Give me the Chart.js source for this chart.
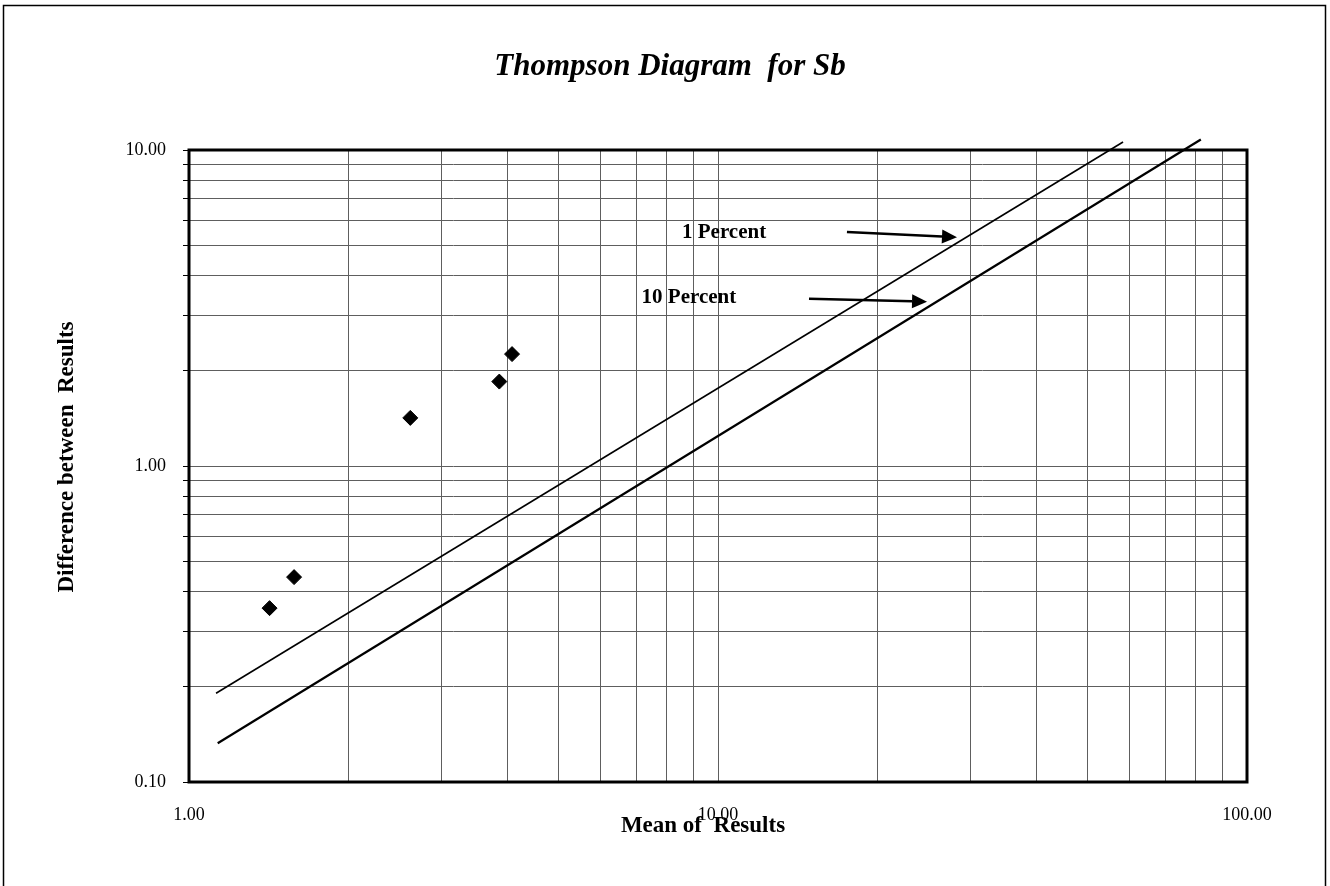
<!DOCTYPE html>
<html>
<head>
<meta charset="utf-8">
<title>Thompson Diagram for Sb</title>
<script src="https://cdn.jsdelivr.net/npm/chart.js@4/dist/chart.umd.min.js"></script>
<style>
    body { margin: 0; background: #fff; }
    canvas { display: block; }
</style>
</head>
<body>
<canvas id="thompsonChart" width="1330" height="886"></canvas>
<script>
// Duplicate results for Sb: mean of the pair vs. difference between them
const meanResults = [1.42, 1.58, 2.62, 3.86, 4.08];
const diffResults = [0.355, 0.445, 1.42, 1.85, 2.26];

// Reference lines (end points on the log-log grid)
const onePercentX = [1.125, 58.3];
const onePercentY = [0.191, 10.6];
const tenPercentX = [1.133, 81.8];
const tenPercentY = [0.1326, 10.8];

// Axis ticks
const xTicks = [1, 2, 3, 4, 5, 6, 7, 8, 9, 10, 20, 30, 40, 50, 60, 70, 80, 90, 100];
const yTicks = [0.1, 0.2, 0.3, 0.4, 0.5, 0.6, 0.7, 0.8, 0.9, 1, 2, 3, 4, 5, 6, 7, 8, 9, 10];
const xLabels = ['1.00', '10.00', '100.00'];
const yLabels = ['0.10', '1.00', '10.00'];

const serif = "'Liberation Serif', 'Times New Roman', serif";

// Line labels with arrows, placed in data coordinates
const lineNotes = [
    { text: '1 Percent', x: 8.55, y: 5.27, from: [17.53, 5.50], to: [28.3, 5.30] },
    { text: '10 Percent', x: 7.17, y: 3.28, from: [14.86, 3.38], to: [24.84, 3.31] }
];

const toPoints = (xs, ys) => xs.map((x, i) => ({ x: x, y: ys[i] }));

const isDecade = v => Math.abs(Math.log10(v) - Math.round(Math.log10(v))) < 1e-9;

const decadeLabel = (labels, ticks) => (value) => {
    if (!isDecade(value)) return '';
    const decades = ticks.filter(isDecade);
    return labels[decades.indexOf(decades.find(d => Math.abs(d - value) < 1e-9))];
};

const framePlugin = {
    id: 'frame',
    beforeDraw(chart) {
        const ctx = chart.ctx;
        ctx.save();
        ctx.fillStyle = '#fff';
        ctx.fillRect(0, 0, chart.width, chart.height);
        // outer border
        ctx.strokeStyle = '#000';
        ctx.lineWidth = 1.5;
        ctx.beginPath();
        ctx.moveTo(3.5, chart.height + 2);
        ctx.lineTo(3.5, 5.5);
        ctx.lineTo(1325.5, 5.5);
        ctx.lineTo(1325.5, chart.height + 2);
        ctx.stroke();
        ctx.restore();
    },
    afterDraw(chart) {
        const ctx = chart.ctx;
        const a = chart.chartArea;
        const xs = chart.scales.x, ys = chart.scales.y;
        ctx.save();
        // plot area border
        ctx.strokeStyle = '#000';
        ctx.lineWidth = 3;
        ctx.strokeRect(a.left, a.top, a.right - a.left, a.bottom - a.top);

        // titles
        ctx.fillStyle = '#000';
        ctx.textAlign = 'center';
        ctx.textBaseline = 'alphabetic';
        ctx.font = 'italic bold 31px ' + serif;
        ctx.fillText('Thompson Diagram  for Sb', 670, 75);
        ctx.font = 'bold 23px ' + serif;
        ctx.fillText('Mean of  Results', 703, 832);
        ctx.save();
        ctx.translate(73, 457);
        ctx.rotate(-Math.PI / 2);
        ctx.fillText('Difference between  Results', 0, 0);
        ctx.restore();

        // line notes and arrows
        ctx.font = 'bold 21px ' + serif;
        ctx.textAlign = 'left';
        lineNotes.forEach(n => {
            ctx.fillText(n.text, xs.getPixelForValue(n.x), ys.getPixelForValue(n.y));
            const x0 = xs.getPixelForValue(n.from[0]), y0 = ys.getPixelForValue(n.from[1]);
            const x1 = xs.getPixelForValue(n.to[0]), y1 = ys.getPixelForValue(n.to[1]);
            const ang = Math.atan2(y1 - y0, x1 - x0);
            const head = 15, half = 7;
            const bx = x1 - head * Math.cos(ang), by = y1 - head * Math.sin(ang);
            ctx.lineWidth = 2.5;
            ctx.beginPath();
            ctx.moveTo(x0, y0);
            ctx.lineTo(bx, by);
            ctx.stroke();
            ctx.beginPath();
            ctx.moveTo(x1, y1);
            ctx.lineTo(bx + half * Math.sin(ang), by - half * Math.cos(ang));
            ctx.lineTo(bx - half * Math.sin(ang), by + half * Math.cos(ang));
            ctx.closePath();
            ctx.fill();
        });
        ctx.restore();
    }
};

const ctx = document.querySelector('#thompsonChart').getContext('2d');
const thompsonChart = new Chart(ctx, {
    type: 'scatter',
    data: {
        datasets: [
            {
                label: 'Sb',
                data: toPoints(meanResults, diffResults),
                pointStyle: 'rectRot',
                pointRadius: 7.5,
                backgroundColor: '#000',
                borderColor: '#000',
                borderWidth: 1
            },
            {
                label: '1 Percent',
                data: toPoints(onePercentX, onePercentY),
                showLine: true,
                pointRadius: 0,
                borderColor: '#000',
                borderWidth: 1.6,
                clip: false
            },
            {
                label: '10 Percent',
                data: toPoints(tenPercentX, tenPercentY),
                showLine: true,
                pointRadius: 0,
                borderColor: '#000',
                borderWidth: 2.2,
                clip: false
            }
        ]
    },
    options: {
        responsive: false,
        animation: false,
        layout: { padding: { top: 150, right: 83, left: 0, bottom: 0 } },
        plugins: {
            legend: { display: false },
            tooltip: { enabled: false }
        },
        scales: {
            x: {
                type: 'logarithmic',
                min: 1,
                max: 100,
                afterBuildTicks: scale => { scale.ticks = xTicks.map(v => ({ value: v })); },
                afterFit: scale => { scale.height = 104; },
                grid: { color: '#5e5e5e', lineWidth: 1, drawTicks: false },
                border: { display: false },
                ticks: {
                    autoSkip: false,
                    maxRotation: 0,
                    padding: 22,
                    color: '#000',
                    font: { family: serif, size: 18 },
                    callback: decadeLabel(xLabels, xTicks)
                }
            },
            y: {
                type: 'logarithmic',
                min: 0.1,
                max: 10,
                afterBuildTicks: scale => { scale.ticks = yTicks.map(v => ({ value: v })); },
                afterFit: scale => { scale.width = 189; },
                grid: { color: '#5e5e5e', lineWidth: 1, tickLength: 6, tickColor: '#000' },
                border: { display: false },
                ticks: {
                    autoSkip: false,
                    padding: 17,
                    color: '#000',
                    font: { family: serif, size: 18 },
                    callback: decadeLabel(yLabels, yTicks)
                }
            }
        }
    },
    plugins: [framePlugin]
});
</script>
</body>
</html>
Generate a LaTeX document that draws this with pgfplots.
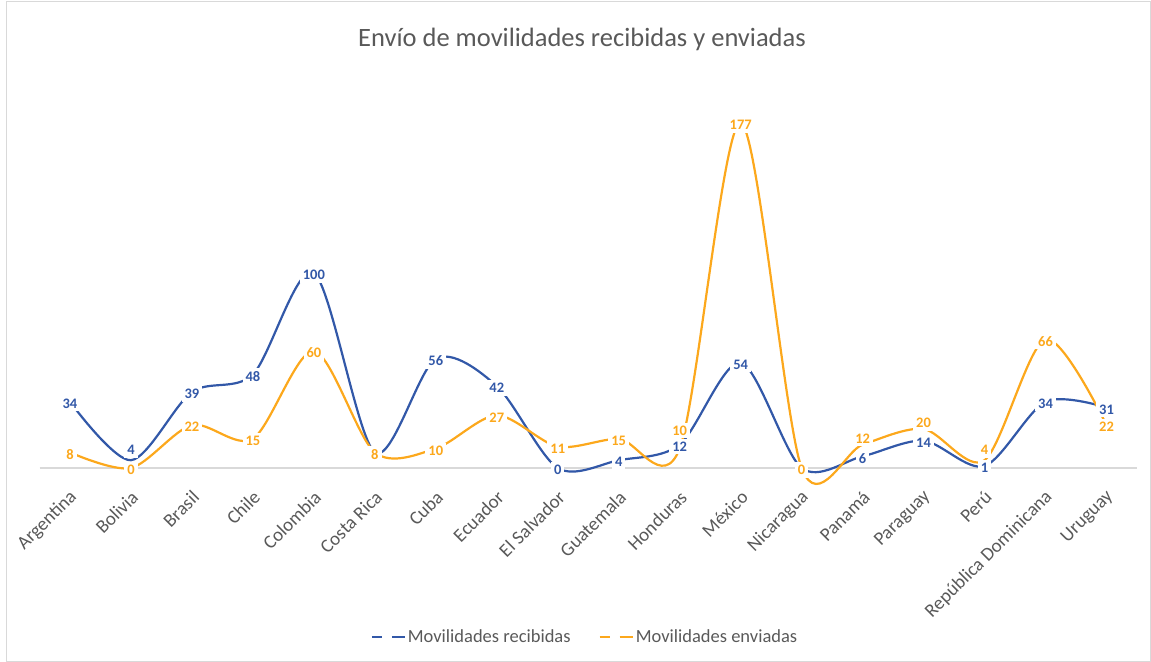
\documentclass[border=0pt]{standalone}
\usepackage{pgfplots}
\pgfplotsset{compat=1.18}
\usepackage{pgfplotstable}
\usepackage{fontspec}
\setmainfont{Carlito}
\definecolor{cblue}{RGB}{50,88,168}
\definecolor{corange}{RGB}{252,168,28}
\definecolor{txtgray}{RGB}{89,89,89}
\definecolor{linegray}{RGB}{217,217,217}

\pgfplotstableread{
x rec env drec denv
0 34 8 0 0
1 4 0 12 0
2 39 22 0 0
3 48 15 0 0
4 100 60 0 0
5 8 8 0 0
6 56 10 0 0
7 42 27 0 0
8 0 11 0 0
9 4 15 0 0
10 12 10 0 20
11 54 177 0 0
12 0 0 0 0
13 6 12 0 8
14 14 20 0 8
15 1 4 0 12
16 34 66 0 0
17 31 22 0 0
}\datatable

\begin{document}
\begin{tikzpicture}
\useasboundingbox (0,0) rectangle (1151bp,662bp);
\draw[linegray, line width=1bp] (6bp,1bp) rectangle (1150bp,660bp);
\node[font=\fontsize{26.5bp}{30bp}\selectfont, text=txtgray] at (582bp,623bp) {Envío de movilidades recibidas y enviadas};
\begin{axis}[
  at={(39.5bp,194bp)}, anchor=south west,
  scale only axis,
  width=1097.5bp, height=390bp,
  xmin=-0.5, xmax=17.5, ymin=0, ymax=200,
  clip=false,
  /pgf/number format/assume math mode=true,
  axis x line*=bottom,
  axis y line=none,
  x axis line style={linegray, line width=1.2bp, -},
  xtick={0,...,17},
  xticklabels={Argentina,Bolivia,Brasil,Chile,Colombia,Costa Rica,Cuba,Ecuador,El Salvador,Guatemala,Honduras,México,Nicaragua,Panamá,Paraguay,Perú,República Dominicana,Uruguay},
  major tick length=0pt,
  xticklabel style={xshift=4bp, yshift=-26bp, rotate=45, anchor=east, inner sep=0pt, text=txtgray, font=\fontsize{19bp}{22bp}\selectfont},
  ytick=\empty,
  legend columns=2,
  legend style={at={(0.497,-0.433)}, anchor=center, draw=none, fill=none,
    font=\fontsize{18.5bp}{21bp}\selectfont, text=txtgray,
    /tikz/every even column/.append style={column sep=26bp}},
  legend image code/.code={
    \draw[#1, line width=2.2bp] (0bp,0bp) -- (10bp,0bp);
    \draw[#1, line width=2.2bp] (20bp,0bp) -- (33bp,0bp);
  },
  every node near coord/.append style={anchor=center, fill=white, inner sep=3bp,
    font=\bfseries\fontsize{14.5bp}{16bp}\selectfont},
]
\addplot[cblue, line width=2.2bp, smooth, tension=0.5] table[x=x,y=rec] {\datatable};
\addlegendentry{Movilidades recibidas}
\addplot[corange, line width=2.2bp, smooth, tension=0.5] table[x=x,y=env] {\datatable};
\addlegendentry{Movilidades enviadas}
\addplot[draw=none, forget plot, nodes near coords, point meta=explicit,
  visualization depends on={\thisrow{drec} \as \dy},
  nodes near coords style={text=cblue, yshift=\dy pt, yshift=-2pt}]
  table[x=x,y=rec,meta=rec] {\datatable};
\addplot[draw=none, forget plot, nodes near coords, point meta=explicit,
  visualization depends on={\thisrow{denv} \as \dy},
  nodes near coords style={text=corange, yshift=\dy pt, yshift=-2pt}]
  table[x=x,y=env,meta=env] {\datatable};
\end{axis}
\end{tikzpicture}
\end{document}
• • • • • • •
● What you should do: Leave out the pictures and restate, word for word, the lines from the top of the data through the line containing "const tenPercentY = [0.1326, 10.8];", both included.

● Solution:
Give me the Chart.js source for this chart.
<!DOCTYPE html>
<html>
<head>
<meta charset="utf-8">
<title>Thompson Diagram for Sb</title>
<script src="https://cdn.jsdelivr.net/npm/chart.js@4/dist/chart.umd.min.js"></script>
<style>
    body { margin: 0; background: #fff; }
    canvas { display: block; }
</style>
</head>
<body>
<canvas id="thompsonChart" width="1330" height="886"></canvas>
<script>
// Duplicate results for Sb: mean of the pair vs. difference between them
const meanResults = [1.42, 1.58, 2.62, 3.86, 4.08];
const diffResults = [0.355, 0.445, 1.42, 1.85, 2.26];

// Reference lines (end points on the log-log grid)
const onePercentX = [1.125, 58.3];
const onePercentY = [0.191, 10.6];
const tenPercentX = [1.133, 81.8];
const tenPercentY = [0.1326, 10.8];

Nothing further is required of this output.